[Task directions]: Starting at the first line of the listing below, repeat each line up to and including the one containing "X_MIN, X_MAX = -1.05778, 13.52". Leave out pictures.

[Source material]:
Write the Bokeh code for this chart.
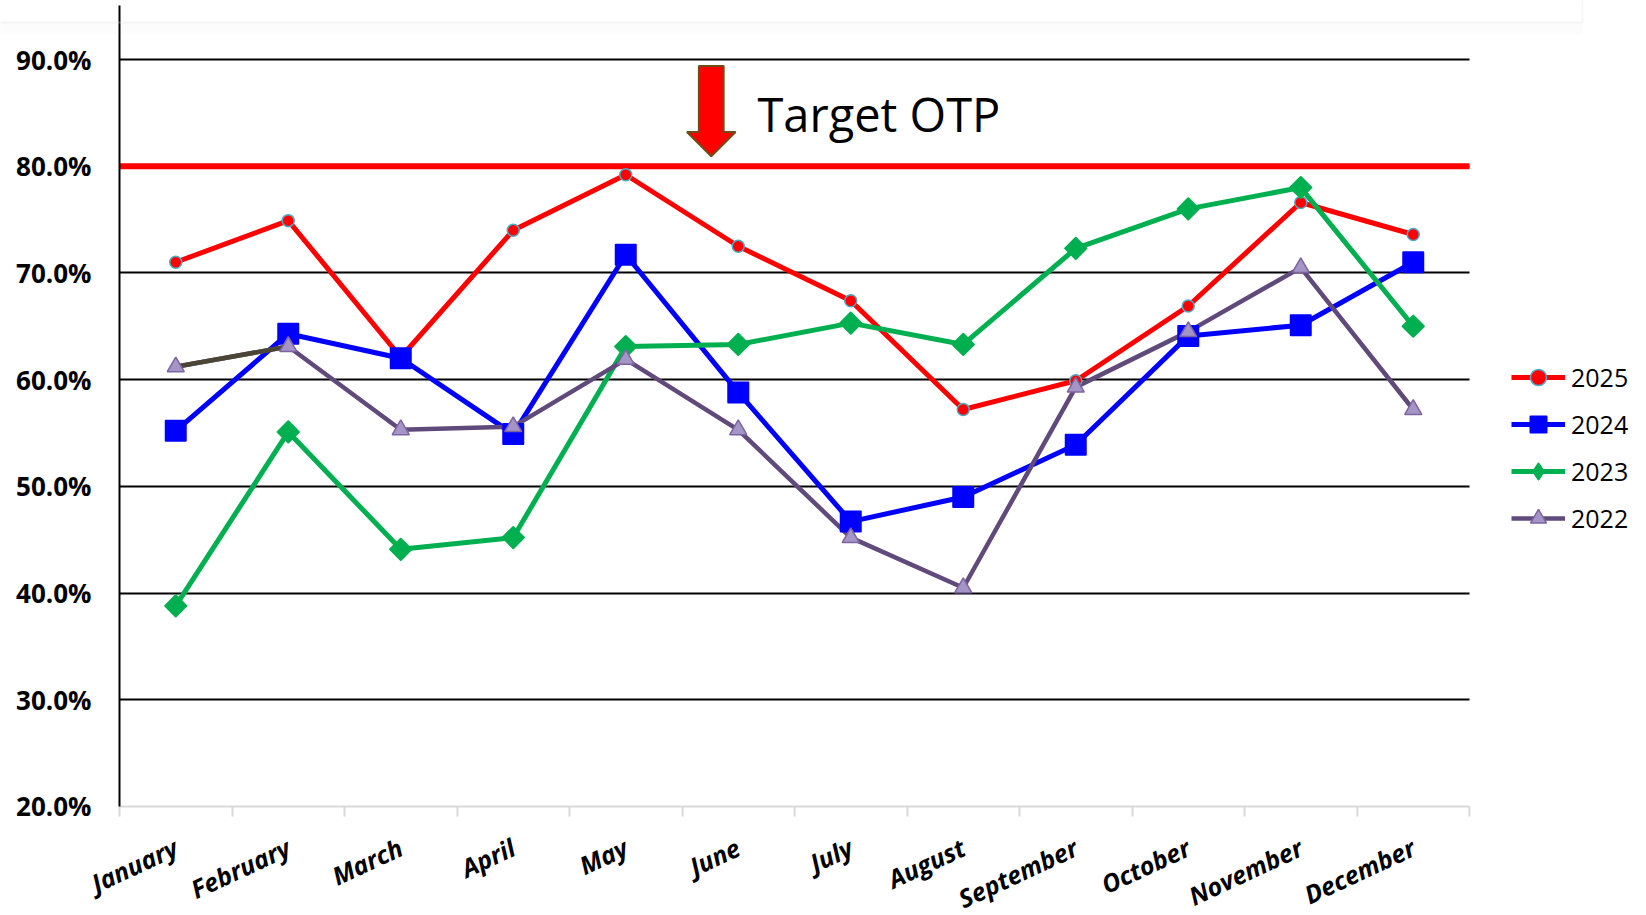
import numpy as np
from bokeh.plotting import figure
from bokeh.models import (FixedTicker, PrintfTickFormatter, Label, Legend,
                          LegendItem, BoxAnnotation)
from bokeh.embed import file_html
from bokeh.resources import INLINE

# ---------------- data ----------------
MONTHS = ["January", "February", "March", "April", "May", "June", "July",
          "August", "September", "October", "November", "December"]
OTP_2025 = [71.0, 74.9, 62.1, 74.0, 79.2, 72.5, 67.4, 57.2, 59.9, 66.9, 76.6, 73.6]
OTP_2024 = [55.2, 64.3, 62.0, 54.9, 71.7, 58.8, 46.7, 49.0, 53.9, 64.1, 65.1, 71.0]
OTP_2023 = [38.8, 55.1, 44.1, 45.2, 63.1, 63.3, 65.3, 63.3, 72.3, 76.0, 78.0, 65.0]
OTP_2022 = [61.2, 63.1, 55.3, 55.6, 61.9, 55.3, 45.2, 40.5, 59.3, 64.5, 70.5, 57.2]
YEARS = ["2025", "2024", "2023", "2022"]
TARGET_OTP = 80.0
TARGET_LABEL = "Target OTP"
Y_TICKS = [20, 30, 40, 50, 60, 70, 80, 90]

# ---------------- figure ----------------
n = len(MONTHS)
xc = [i + 0.5 for i in range(n)]
Y_MIN, Y_TOP, Y_AXIS_TOP = 9.879, 95.529, 95.06
X_MIN, X_MAX = -1.05778, 13.52

p = figure(width=1640, height=914, x_range=(X_MIN, X_MAX), y_range=(Y_MIN, Y_TOP),
           output_backend="svg", toolbar_location=None,
           min_border_left=0, min_border_right=0, min_border_top=0,
           min_border_bottom=0)
p.outline_line_color = None
p.background_fill_color = "white"

# grid
p.xgrid.visible = False
p.ygrid.ticker = FixedTicker(ticks=[t for t in Y_TICKS if t > Y_TICKS[0]])
p.ygrid.grid_line_color = "black"
p.ygrid.grid_line_width = 2
p.ygrid[0].cross_bounds = (0, n)

# y axis (drawn at x = 0, inside the frame)
p.yaxis.fixed_location = 0
p.yaxis.ticker = FixedTicker(ticks=Y_TICKS)
p.yaxis.formatter = PrintfTickFormatter(format="%.1f%%")
p.yaxis.bounds = (Y_TICKS[0], Y_AXIS_TOP)
p.yaxis.major_tick_out = 0
p.yaxis.major_tick_in = 0
p.yaxis.minor_tick_out = 0
p.yaxis.minor_tick_in = 0
p.yaxis.axis_line_color = "black"
p.yaxis.axis_line_width = 2
p.yaxis.major_label_text_font = "Open Sans"
p.yaxis.major_label_text_font_size = "26px"
p.yaxis.major_label_text_font_style = "bold"
p.yaxis.major_label_text_color = "black"
p.yaxis.major_label_standoff = 28

# x axis (drawn at 20 %, inside the frame)
p.xaxis.fixed_location = Y_TICKS[0]
p.xaxis.bounds = (0, n)
p.xaxis.ticker = FixedTicker(ticks=xc, minor_ticks=list(range(n + 1)))
p.xaxis.major_label_overrides = {x: m for x, m in zip(xc, MONTHS)}
p.xaxis.major_tick_out = 0
p.xaxis.major_tick_in = 0
p.xaxis.minor_tick_out = 10
p.xaxis.minor_tick_in = 0
p.xaxis.minor_tick_line_color = "#d9d9d9"
p.xaxis.minor_tick_line_width = 2
p.xaxis.axis_line_color = "#d9d9d9"
p.xaxis.axis_line_width = 2
p.xaxis.major_label_orientation = np.deg2rad(25)
p.xaxis.major_label_text_font = "Open Sans"
p.xaxis.major_label_text_font_size = "25px"
p.xaxis.major_label_text_font_style = "bold italic"
p.xaxis.major_label_text_color = "black"
p.xaxis.major_label_standoff = 29

# card edge at the top of the page
p.add_layout(BoxAnnotation(left=0, right=1582, top=22, bottom=34,
                           left_units="canvas", right_units="canvas",
                           top_units="canvas", bottom_units="canvas",
                           fill_color="#808080", fill_alpha=0.025, line_alpha=0))
p.add_layout(BoxAnnotation(left=-10, right=1582, top=-10, bottom=22,
                           left_units="canvas", right_units="canvas",
                           top_units="canvas", bottom_units="canvas",
                           fill_alpha=0, line_color="#e3e3e3", line_width=2))

# target line
p.line([0, n], [TARGET_OTP, TARGET_OTP], line_color="#ff0000", line_width=6)

# arrow pointing at target line
ax_c, ax_top, ax_base, ax_tip = 5.26, 89.4, 83.2, 80.94
sw, hw = 0.11, 0.216
p.patch([ax_c - sw, ax_c + sw, ax_c + sw, ax_c + hw, ax_c, ax_c - hw, ax_c - sw],
        [ax_top, ax_top, ax_base, ax_base, ax_tip, ax_base, ax_base],
        fill_color="#ff0000", line_color="#6b4e16", line_width=2)
p.add_layout(Label(x=5.671, y=84.91, text=TARGET_LABEL, text_font="Open Sans",
                   text_font_size="47px", text_baseline="alphabetic",
                   text_color="black"))

# lines (drawn first, in series order)
l25 = p.line(xc, OTP_2025, line_color="#ff0000", line_width=5)
l24 = p.line(xc, OTP_2024, line_color="#0000ff", line_width=5)
l23 = p.line(xc, OTP_2023, line_color="#00b050", line_width=5)
l22 = p.line(xc, OTP_2022, line_color="#604a7b", line_width=4.5)
p.line(xc[:2], OTP_2022[:2], line_color="#4a4534", line_width=4.5)

# markers
m25 = p.scatter(xc, OTP_2025, marker="circle", size=12, fill_color="#ff0000",
                line_color="#4bacc6", line_width=1.5)
m24 = p.scatter(xc, OTP_2024, marker="square", size=20, fill_color="#0000ff",
                line_color="#0000ff", line_width=2, line_join="round")
m23 = p.scatter(xc, OTP_2023, marker="square", angle=np.pi / 4, size=15,
                fill_color="#00b050", line_color="#00b050", line_width=2,
                line_join="round")
m22 = p.scatter(xc, OTP_2022, marker="triangle", size=17, fill_color="#a594c6",
                line_color="#7d64a0", line_width=1.5)
# diamond used only for the legend key of 2023 (its single point is not drawn)
k23 = p.scatter(x=[float("nan")], y=[float("nan")], marker="diamond", size=20,
                fill_color="#00b050", line_color="#00b050", line_width=2,
                line_join="round")

legend = Legend(items=[LegendItem(label=YEARS[0], renderers=[l25, m25]),
                       LegendItem(label=YEARS[1], renderers=[l24, m24]),
                       LegendItem(label=YEARS[2], renderers=[l23, k23]),
                       LegendItem(label=YEARS[3], renderers=[l22, m22])],
                location=(1511, 376), orientation="vertical",
                glyph_width=54, glyph_height=40, label_height=40, spacing=7,
                padding=0, margin=0, label_standoff=6,
                border_line_alpha=0, background_fill_alpha=0,
                label_text_font="Open Sans", label_text_font_size="25px",
                label_text_color="black")
p.add_layout(legend)

open("out.html", "w").write(file_html(p, INLINE))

[Answer to the exercise]:
Write the Bokeh code for this chart.
import numpy as np
from bokeh.plotting import figure
from bokeh.models import (FixedTicker, PrintfTickFormatter, Label, Legend,
                          LegendItem, BoxAnnotation)
from bokeh.embed import file_html
from bokeh.resources import INLINE

# ---------------- data ----------------
MONTHS = ["January", "February", "March", "April", "May", "June", "July",
          "August", "September", "October", "November", "December"]
OTP_2025 = [71.0, 74.9, 62.1, 74.0, 79.2, 72.5, 67.4, 57.2, 59.9, 66.9, 76.6, 73.6]
OTP_2024 = [55.2, 64.3, 62.0, 54.9, 71.7, 58.8, 46.7, 49.0, 53.9, 64.1, 65.1, 71.0]
OTP_2023 = [38.8, 55.1, 44.1, 45.2, 63.1, 63.3, 65.3, 63.3, 72.3, 76.0, 78.0, 65.0]
OTP_2022 = [61.2, 63.1, 55.3, 55.6, 61.9, 55.3, 45.2, 40.5, 59.3, 64.5, 70.5, 57.2]
YEARS = ["2025", "2024", "2023", "2022"]
TARGET_OTP = 80.0
TARGET_LABEL = "Target OTP"
Y_TICKS = [20, 30, 40, 50, 60, 70, 80, 90]

# ---------------- figure ----------------
n = len(MONTHS)
xc = [i + 0.5 for i in range(n)]
Y_MIN, Y_TOP, Y_AXIS_TOP = 9.879, 95.529, 95.06
X_MIN, X_MAX = -1.05778, 13.52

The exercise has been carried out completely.